Harrison Brown asked the problem “Why are planar graphs so exceptional” over mathoverflow, and I was happy to read it since it is a problem I have often thought about over the years, as I am sure have many combinatorialsists and graph theorists. Harrison was interested in comparing planar graphs to graphs embedded in other surfaces.
It will be nice to discuss this question further here (mathoverflow is not an ideal platform for discussions, but some interesting ones have emerged.) So let me offer my answer. Another interesting answer was offered by Joseph Malkevitch.
Three exceptional characteristics of planar graphs
Duality: Perhaps duality is the crucial property of planar graphs. There is a theorem asserting that the dual of a graphic matroid M is a graphic matroid if and only if M is the matroid of a planar graph. In this case, the dual of M is the matroid of the dual graph of G. (See this wikipedia article). This means that the circuits of a planar graph are in one to one correspondence with cuts of the dual graph.
One important manifestation of the uniqueness of planar graphs (which I believe is related to duality) is Kasteleyn’s formula for the number of perfect matchings and the connection with counting trees.
Robust geometric descriptions: Another conceptual difference is that (3-connected or maximal) planar graphs are graphs of convex 3-dimensional polytopes and thus have extra geometric properties that graphs on surfaces do not share. (This is Steinitz’s theorem.)
The geometric definition of planar graphs (unlike various generalizations) is very robust.

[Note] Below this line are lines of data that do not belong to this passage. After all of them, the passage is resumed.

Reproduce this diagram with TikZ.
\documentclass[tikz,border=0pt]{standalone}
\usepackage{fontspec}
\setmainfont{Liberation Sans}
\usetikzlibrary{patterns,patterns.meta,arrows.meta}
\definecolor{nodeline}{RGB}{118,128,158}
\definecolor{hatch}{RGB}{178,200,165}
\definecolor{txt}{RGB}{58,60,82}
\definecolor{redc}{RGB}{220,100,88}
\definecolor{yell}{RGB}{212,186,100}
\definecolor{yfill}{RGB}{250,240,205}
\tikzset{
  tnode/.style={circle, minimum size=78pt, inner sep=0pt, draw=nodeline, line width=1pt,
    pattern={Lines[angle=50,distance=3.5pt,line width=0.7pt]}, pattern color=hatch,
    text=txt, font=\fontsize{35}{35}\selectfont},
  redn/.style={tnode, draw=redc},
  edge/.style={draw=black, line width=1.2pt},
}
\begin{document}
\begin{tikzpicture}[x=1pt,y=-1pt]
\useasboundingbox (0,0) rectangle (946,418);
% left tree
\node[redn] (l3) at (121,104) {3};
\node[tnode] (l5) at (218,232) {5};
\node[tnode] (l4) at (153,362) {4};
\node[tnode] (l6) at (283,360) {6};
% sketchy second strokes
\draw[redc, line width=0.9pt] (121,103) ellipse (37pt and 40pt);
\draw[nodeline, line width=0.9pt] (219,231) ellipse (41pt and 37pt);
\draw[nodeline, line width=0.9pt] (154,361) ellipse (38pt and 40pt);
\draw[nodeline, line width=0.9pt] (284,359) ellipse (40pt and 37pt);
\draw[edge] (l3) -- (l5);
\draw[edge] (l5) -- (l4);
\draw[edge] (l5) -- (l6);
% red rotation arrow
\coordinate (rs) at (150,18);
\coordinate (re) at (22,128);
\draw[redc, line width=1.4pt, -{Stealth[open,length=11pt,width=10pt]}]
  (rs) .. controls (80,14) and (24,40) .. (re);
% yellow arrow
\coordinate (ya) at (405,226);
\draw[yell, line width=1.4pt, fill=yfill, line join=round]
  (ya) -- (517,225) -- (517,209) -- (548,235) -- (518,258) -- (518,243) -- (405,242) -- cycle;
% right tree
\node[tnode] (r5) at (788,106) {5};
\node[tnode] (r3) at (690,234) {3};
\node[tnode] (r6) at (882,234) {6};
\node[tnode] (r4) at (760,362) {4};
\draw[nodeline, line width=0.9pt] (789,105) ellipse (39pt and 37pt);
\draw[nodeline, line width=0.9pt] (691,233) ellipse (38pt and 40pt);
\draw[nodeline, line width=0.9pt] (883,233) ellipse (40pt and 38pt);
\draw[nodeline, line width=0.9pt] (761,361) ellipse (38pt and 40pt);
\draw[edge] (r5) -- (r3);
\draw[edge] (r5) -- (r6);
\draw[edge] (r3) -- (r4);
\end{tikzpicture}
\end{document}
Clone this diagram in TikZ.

A graph is planar if it can be drawn in the plane such that the edges are represented by Jordan curves and do not intersect in their interiors; the same class of planar graphs is what we get if we replace “Jordan curves” by “line intervals,” or if we replace “no intersection” by “even number of crossings”. The Koebe-Andreev-Thurston theorem allows us to represent every planar graph by the “touching graph” of nonoverlapping circles. Both (related) representations, via convex polytopes and by circle packing, can respect the group of automorphisms of the graph and its dual.
Simple inductive constructions. Another exceptional property of the class of planar graphs is that planar graphs can be constructed by simple inductive constructions. (In this respect they are similar to the class of trees, although the inductive constructions are not as simple as for trees.) This fails for most generalizations of planar graphs.
A related important property of planar graphs, maps, and triangulations (with labeled vertices) is that they can be enumerated very nicely. This is Tutte theory. (It has deep extensions to surfaces.)
It is often the case that results about planar graphs extend to other classes. As I mentioned, Tutte theory extends to triangulations of other surfaces. Another example is the fundamental Lipton-Tarjan separator theorem, which extends to all graphs with a forbidden minor.